Informal learning

Informal learning

=Definition=

Combs (1985) defines informal learning as "the spontaneous, unstructured learning that goes on daily in the home and neighborhood, behind the school and on the play field, in the workplace, marketplace, library and museum, and through the various mass media, informal learning is by far the most prevalent form of adult learning" (p.92).

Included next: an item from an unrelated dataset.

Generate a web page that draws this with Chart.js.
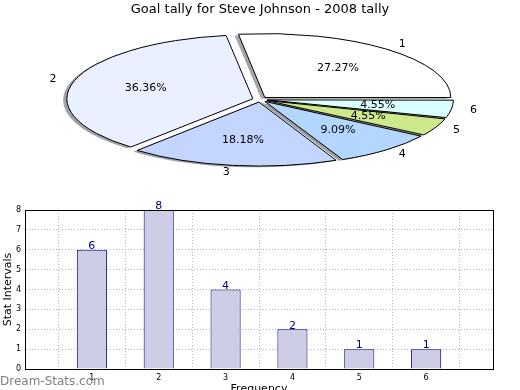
<!DOCTYPE html>
<html><head><meta charset="utf-8">
<script src="https://cdn.jsdelivr.net/npm/chart.js@4/dist/chart.umd.min.js"></script>
<style>
html,body{margin:0;padding:0;background:#fff;overflow:hidden;width:520px;height:390px}
canvas{position:absolute;left:0;top:0}
</style></head><body>
<canvas id="pie" width="520" height="190"></canvas>
<canvas id="bar" width="520" height="400"></canvas>
<script>
// ---- data ----
const chartTitle = 'Goal tally for Steve Johnson - 2008 tally';
const categories = ['1', '2', '3', '4', '5', '6'];
const goalCounts = [6, 8, 4, 2, 1, 1];
const sliceColors = ['#ffffff', '#eaf0ff', '#c4d6ff', '#b4d7ff', '#cde98c', '#d9ffff'];
const yTicks = [0, 1, 2, 3, 4, 5, 6, 7, 8];
const xAxisTitle = 'Frequency';
const yAxisTitle = 'Stat Intervals';
const watermark = 'Dream-Stats.com';

// ---- pie layout ----
const PIE_R = 186, PIE_SY = 0.344, PIE_CX = 260, PIE_CY = 99.5, EXPLODE = 0.04, SHADOW = 0.02;
const FONT = '"DejaVu Sans", sans-serif';

function shadowOf(hex) {
  const h = hex.replace('#', '');
  const r = parseInt(h.slice(0, 2), 16), g = parseInt(h.slice(2, 4), 16), b = parseInt(h.slice(4, 6), 16);
  return 'rgba(' + Math.round(r * 0.3) + ',' + Math.round(g * 0.3) + ',' + Math.round(b * 0.3) + ',0.5)';
}
const rev = a => a.slice().reverse();

const pieSquash = {
  id: 'pieSquash',
  beforeDatasetsDraw(chart) {
    const ctx = chart.ctx;
    const arcs = chart.getDatasetMeta(0).data;
    const a0 = arcs[0];
    // keep every exploded wedge at the same radius (Chart.js grows narrow offset arcs)
    arcs.forEach(el => {
      const off = (el.options.offset || 0) / 4;
      const fix = 1 - Math.sin(Math.min(Math.PI, el.circumference || 0));
      el.outerRadius = PIE_R - off * fix;
    });
    const base = ctx.getTransform();
    ctx.save();
    ctx.translate(PIE_CX, PIE_CY);
    ctx.scale(1, PIE_SY);
    ctx.translate(-a0.x, -a0.y);
    arcs.forEach(el => {
      const o = el.options;
      ctx.save();
      ctx.translate(-SHADOW * PIE_R, SHADOW * PIE_R);
      el.options = Object.assign({}, o, {backgroundColor: shadowOf(o.backgroundColor), borderWidth: 0});
      el.draw(ctx);
      el.options = o;
      ctx.restore();
    });
    ctx.stroke = function () {
      this.save();
      this.setTransform(base);
      CanvasRenderingContext2D.prototype.stroke.apply(this, arguments);
      this.restore();
    };
  },
  afterDatasetsDraw(chart) {
    const ctx = chart.ctx;
    delete ctx.stroke;
    ctx.restore();
  },
  afterDraw(chart) {
    const ctx = chart.ctx;
    const arcs = chart.getDatasetMeta(0).data;
    const vals = chart.data.datasets[0].data;
    const total = vals.reduce((s, v) => s + v, 0);
    ctx.save();
    ctx.font = '11px ' + FONT;
    ctx.fillStyle = '#000';
    ctx.textBaseline = 'middle';
    arcs.forEach((el, i) => {
      const mid = (el.startAngle + el.endAngle) / 2;
      const c = Math.cos(mid), s = Math.sin(mid);
      const ex = EXPLODE * PIE_R;
      const pos = d => [PIE_CX + c * (ex + d * PIE_R), PIE_CY + PIE_SY * s * (ex + d * PIE_R)];
      const [lx, ly] = pos(1.1);
      ctx.textAlign = c > 0 ? 'left' : 'right';
      ctx.fillText(chart.data.labels[i], lx, ly);
      const [px, py] = pos(0.6);
      ctx.textAlign = 'center';
      ctx.fillText((vals[i] / total * 100).toFixed(2) + '%', px, py);
    });
    ctx.restore();
  }
};

new Chart(document.getElementById('pie'), {
  type: 'pie',
  data: {
    labels: rev(categories),
    datasets: [{
      data: rev(goalCounts),
      backgroundColor: rev(sliceColors),
      borderColor: '#000',
      borderWidth: 1,
      borderJoinStyle: 'miter',
      offset: EXPLODE * PIE_R * 4
    }]
  },
  options: {
    responsive: false,
    animation: false,
    rotation: 90,
    radius: PIE_R,
    layout: {padding: 0},
    plugins: {
      legend: {display: false},
      tooltip: {enabled: false},
      title: {display: true, text: chartTitle, color: '#000',
        font: {family: FONT, size: 13, weight: 'normal'}, padding: {top: 2, bottom: 0}}
    }
  },
  plugins: [pieSquash]
});

// ---- bar chart ----
const xLabels = [''].concat(categories, ['']);
const barData = [null].concat(goalCounts, [null]);

const barExtras = {
  id: 'barExtras',
  afterDraw(chart) {
    const ctx = chart.ctx;
    const a = chart.chartArea;
    ctx.save();
    ctx.strokeStyle = '#000';
    ctx.lineWidth = 1;
    ctx.strokeRect(Math.round(a.left) + 0.5, Math.round(a.top) + 0.5,
      Math.round(a.right - a.left), Math.round(a.bottom - a.top));
    const meta = chart.getDatasetMeta(0);
    ctx.fillStyle = '#000080';
    ctx.font = '11px ' + FONT;
    ctx.textAlign = 'center';
    ctx.textBaseline = 'bottom';
    meta.data.forEach((el, i) => {
      const v = chart.data.datasets[0].data[i];
      if (v == null) return;
      ctx.fillText(String(v), el.x, el.y + 2);
    });
    ctx.fillStyle = '#808080';
    ctx.font = '12px ' + FONT;
    ctx.textAlign = 'left';
    ctx.textBaseline = 'alphabetic';
    ctx.fillText(watermark, 0, 385);
    ctx.restore();
  }
};

new Chart(document.getElementById('bar'), {
  type: 'bar',
  data: {
    labels: xLabels,
    datasets: [{
      data: barData,
      backgroundColor: '#cdcde6',
      borderColor: '#000080',
      borderWidth: 1,
      barPercentage: 0.45,
      categoryPercentage: 1
    }]
  },
  options: {
    responsive: false,
    animation: false,
    layout: {padding: {top: 210, right: 27, left: 0, bottom: 0}},
    plugins: {legend: {display: false}, tooltip: {enabled: false}},
    scales: {
      x: {
        type: 'category', offset: false, z: 1,
        grid: {color: '#b8b8b8', drawTicks: false, lineWidth: 1},
        border: {display: true, color: '#000', dash: [1, 2]},
        ticks: {font: {family: FONT, size: 8}, color: '#000', padding: 4, maxRotation: 0, autoSkip: false},
        title: {display: true, text: xAxisTitle, color: '#000', font: {family: FONT, size: 11}, padding: {top: 4, bottom: 4}},
        afterFit(s) { s.height = 31; }
      },
      y: {
        min: 0, max: 8, z: 1,
        grid: {color: '#b8b8b8', drawTicks: false, lineWidth: 1},
        border: {display: true, color: '#000', dash: [1, 2]},
        ticks: {font: {family: FONT, size: 8}, color: '#000', padding: 4, stepSize: 1},
        afterBuildTicks(s) { s.ticks = yTicks.map(v => ({value: v})); },
        title: {display: true, text: yAxisTitle, color: '#000', font: {family: FONT, size: 11}, padding: {top: 2, bottom: 0}},
        afterFit(s) { s.width = 25; }
      }
    }
  },
  plugins: [barExtras]
});
</script>
</body></html>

Informal learning is semi-structured and occurs in a variety of places, such as learning at home, work, and through daily interactions and shared relationships among members of society. For many learners this includes speech acquisition, cultural norms and manners. Informal learning for young people is an ongoing process that also occurs in a variety of places, such as out of school time, as well as in youth programs and at community centers.

Characterizations

Informal learning can be characterized as follows:
* It does not take place in special educational establishments standing out from normal life and professional practice;
* It has no curriculum and is not professionally organized but rather originates accidentally, sporadically, in association with certain occasions, from changing practical requirements;
* It is not planned pedagogically conscious, systematically according to subjects, test and qualification-oriented, but rather unconsciously incidental, holistically problem-related, and related to situation management and fitness for life;
* It is experienced directly in its "natural" function as a tool for living and survival.

History

In international discussions, the concept of informal learning, already used by John Dewey at an early stage and later on by Malcolm Knowles, experienced a renaissance, especially in the context of development policy. At first, informal learning was only delimited from formal school learning and non formal learning in courses (Coombs/Achmed 1974). Marsick and Watkins take up this approach and go one step further in their definition. They, too, begin with the organizational form of learning and call those learning processes informal which are non-formal or not formally organized and are not financed by institutions (Watkins/Marsick, p. 12 et sec.). An example for a wider approach is Livingstone's definition which is oriented towards auto didactic and self-directed learning and places special emphasis on the self-definition of the learning process by the learner (Livingstone 1999, p. 68 et seq.).

Another Perspective

Merriam and others (2007) state: "Informal learning, Schugurensky (2000) suggests, has its own internal forms that are important to distinguish in studying the phenomenom. He proposes three forms: self-directed learning, incidental learning, and socialization, or tacit learning. These differ among themselves in terms of intentionality and awareness at the time of the learning experience. Self-directed learning, for example, is intentional and conscious; incidental learning, which Marsick and Watkins (1990) describe as an accidental by-product of doing something else, is unintentional but after the experience she or he becomes aware that some learning has taken place; and finally, socialization or tacit learning is neither intentional nor conscious (although we can become aware of this learning later through "retrospective recognition") (Marsick & Watkins, 1990,p.6)' (p.36).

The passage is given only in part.